Now, capturing words, ideas and concepts on paper or screen is cemented into everyday life. The shift from oral to visual has enhanced access to whakapapa and prevented information loss (Te Rito, 2007). However, the many methods of documentation (e.g., through minute books of the Native Land Court, family whakapapa books, tribal charts, newspaper and journal articles) have also exposed whakapapa to interpretations based on different values and understandings. At times, whakapapa are pared down “…in order to massage them into coherent accounts that often erased or misinterpreted the nuances that inform and acknowledge competing tribal identities” (Mahuika 2019).
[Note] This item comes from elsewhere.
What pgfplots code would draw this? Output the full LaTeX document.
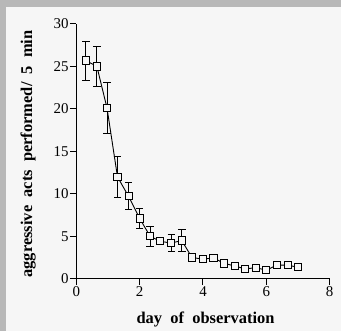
\documentclass[border=0pt]{standalone}
\usepackage{pgfplots}
\pgfplotsset{compat=1.18}
\usepackage{fontspec}
\setmainfont{Liberation Serif}
\definecolor{frame}{gray}{0.72}
\definecolor{paper}{gray}{0.965}
\pgfplotstableread{
x y e
0.30 25.7 2.3
0.65 25.0 2.4
0.97 20.1 3.0
1.30 12.0 2.4
1.65 9.7 1.6
2.00 7.1 1.2
2.33 5.0 1.2
2.65 4.4 0.0
3.00 4.2 1.0
3.33 4.5 1.3
3.65 2.5 0.0
4.00 2.3 0.0
4.33 2.45 0.0
4.67 1.8 0.0
5.00 1.5 0.0
5.33 1.15 0.0
5.67 1.3 0.0
6.00 1.0 0.0
6.33 1.6 0.0
6.67 1.6 0.0
7.00 1.35 0.0
}\datatable
\begin{document}
\begin{tikzpicture}[x=1bp,y=1bp]
\fill[frame] (0,0) rectangle (341,331);
\fill[paper] (6,0) rectangle (341,324);
\path[use as bounding box] (0,0) rectangle (341,331);
\begin{axis}[
  at={(76.3bp,52.3bp)}, anchor=south west,
  scale only axis, width=253.4bp, height=254.7bp,
  xmin=0, xmax=8, ymin=0, ymax=30,
  axis x line=bottom, axis y line=left,
  axis line style={-, line width=1bp, black},
  xtick={0,2,4,6,8}, ytick={0,5,10,15,20,25,30},
  tick align=outside, major tick length=6.5bp,
  tick style={line width=1bp, black},
  ticklabel style={font=\fontsize{15}{15}\selectfont, inner sep=1bp},
  /pgf/number format/assume math mode=true,
  xlabel={\bfseries day\ \ of\ \ observation},
  ylabel={\bfseries aggressive\ \ acts\ \ performed/\ \ 5\ \ min},
  label style={font=\fontsize{16.5}{17}\selectfont},
  xlabel style={at={(axis description cs:0.51,-0.162)}, anchor=center},
  ylabel style={at={(axis description cs:-0.19,0.49)}, anchor=center},
  clip=false,
]
\addplot[black, line width=0.9bp, mark=square*, mark size=3.6bp,
  mark options={fill=paper, draw=black, line width=0.9bp},
  error bars/.cd, y dir=both, y explicit,
  error mark options={rotate=90, mark size=3.8bp, line width=0.9bp, black},
  error bar style={line width=0.9bp, black}]
  table[x=x, y=y, y error=e] {\datatable};
\end{axis}
\end{tikzpicture}
\end{document}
In the next post, I’ll delve a little further into whakapapa and connection to the whenua/land. To wrap up this post, I’ll share my pepeha – I’m personalising it further as I learn more:
Ko Tiamana te whakapaparanga mai
Ko Tāmaki Makaurau te whenua tupu
Ko Rangitoto te maunga te rū nei taku ngākau
Ko Tamaki te awa e mahea nei aku māharahara
Kei Kirikiriroa au e noho ana
Ko Monica Peters au
My ancestry is German, but I grew up in Tāmaki Makaurau/Auckland – it’s still “home” despite residing in Kirikiroa/Hamilton for over a decade. I maintain my connection both to Rangitoto and the Tāmaki estuary – they are the landscape markers of my childhood.
Kia pai tō koutou rā
Mahuika, N. (2019). A Brief History of Whakapapa: Māori Approaches to Genealogy. Genealogy, 3(2), 32. https://doi.org/10.3390/genealogy3020032
Moorfield, J. (2001). Te Kākano (2nd ed.). Pearson New Zealand.
Roberts, M. (2013). Ways of Seeing: Whakapapa. Sites: A Journal of Social Anthropology and Cultural Studies, 10(1), 93–120. https://doi.org/10.11157/SITES-VOL10ISS1ID236
Roberts, M., Haami, B., Benton, R., Satterfield, T., Finucane, M. L., Henare, M., and Henare, M. (2004). Whakapapa as a Mäori Mental Construct: Some Implications for the Debate over Genetic Modification of Organisms. The Contemporary Pacific, 16(1), 1–28. https://doi.org/10.1353/cp.2004.0026
Royal, T. A. C. (1992). Whakapapa. In G. C. Palliser (Ed.), GRINZ Yearbook 1992 (pp. 21–25). Genealogical Research Institute of New Zealand.
Te Rito, S. J. (2007). Whakapapa: A framework for understanding identity. MAI Review, 2. http://www.review.mai.ac.nz
Walker, R. (1996). Ngā Pepa a Ranginui: The Walker Papers. Penguin.